I might have been the exemplary Pocahontas
or a woman without a name
weeping in Master’s bed
for my husband, exchanged for a mule,
my daughter, lost in a drunken bet.
I might have been stretched on a totem pole
to appease a vindictive god
or left, a useless girl-child,
to die on a cliff. I like to think
I might have been Mary Shelley
in love with a wrongheaded angel,
or Mary’s friend, I might have been you.
This poem is endless, the odds against us are endless,
our chances of being alive together
statistically nonexistent;
still we have made it, alive in a time
when rationalists in square hats
and hatless Jehovah’s Witnesses
agree it is almost over,
alive with our lively children
who–but for endless ifs–
might have missed out on being alive
together with marvels and follies
and longings and lies and wishes
and error and humor and mercy
and journeys and voices and faces
and colors and summers and mornings
and knowledge and tears and chance.

 

“Alive Together” by Lisel Mueller from Alive Together. © Louisiana State University Press, 1996.

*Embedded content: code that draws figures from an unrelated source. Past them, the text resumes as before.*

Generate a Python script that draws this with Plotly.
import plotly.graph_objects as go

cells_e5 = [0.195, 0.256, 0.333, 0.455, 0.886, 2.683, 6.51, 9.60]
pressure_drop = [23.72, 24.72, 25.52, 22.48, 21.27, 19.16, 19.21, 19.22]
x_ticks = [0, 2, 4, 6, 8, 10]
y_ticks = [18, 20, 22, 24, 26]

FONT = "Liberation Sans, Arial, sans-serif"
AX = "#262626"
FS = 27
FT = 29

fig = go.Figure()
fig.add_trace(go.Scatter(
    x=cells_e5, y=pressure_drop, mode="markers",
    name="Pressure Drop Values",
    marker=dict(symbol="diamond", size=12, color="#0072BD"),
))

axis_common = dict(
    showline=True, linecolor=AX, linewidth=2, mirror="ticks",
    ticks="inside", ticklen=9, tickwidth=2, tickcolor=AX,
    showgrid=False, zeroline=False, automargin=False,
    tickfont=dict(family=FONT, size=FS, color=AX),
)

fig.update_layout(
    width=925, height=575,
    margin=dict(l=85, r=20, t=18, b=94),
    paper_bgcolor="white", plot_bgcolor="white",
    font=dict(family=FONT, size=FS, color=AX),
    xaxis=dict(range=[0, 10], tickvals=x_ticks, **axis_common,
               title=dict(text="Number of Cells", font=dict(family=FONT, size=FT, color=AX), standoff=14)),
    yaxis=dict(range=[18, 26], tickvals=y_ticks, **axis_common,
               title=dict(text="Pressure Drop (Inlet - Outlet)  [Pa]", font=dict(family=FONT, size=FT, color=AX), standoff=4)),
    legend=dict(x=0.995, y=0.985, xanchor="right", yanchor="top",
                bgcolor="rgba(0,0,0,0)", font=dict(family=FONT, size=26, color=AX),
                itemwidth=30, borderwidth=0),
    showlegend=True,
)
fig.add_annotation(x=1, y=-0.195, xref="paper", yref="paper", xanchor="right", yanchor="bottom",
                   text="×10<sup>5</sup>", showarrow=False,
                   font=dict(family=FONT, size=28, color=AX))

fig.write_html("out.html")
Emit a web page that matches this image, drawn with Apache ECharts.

“Invitation” by Mary Oliver

Oh do you have time
to linger
for just a little while
out of your busy

and very important day
for the goldfinches
that have gathered
in a field of thistles

for a musical battle,
to see who can sing
the highest note,
or the lowest,

or the most expressive of mirth,
or the most tender?
Their strong, blunt beaks
drink the air

as they strive
melodiously
not for your sake
and not for mine

and not for the sake of winning
but for sheer delight and gratitude –
believe us, they say,
it is a serious thing

just to be alive
on this fresh morning
in the broken world.
I beg of you,

do not walk by
without pausing
to attend to this
rather ridiculous performance.

It could mean something.
It could mean everything.
It could be what Rilke meant, when he wrote:
You must change your life.

 

Mary Oliver, “Invitation,” A Thousand Mornings (New York: Penguin Books, 2013).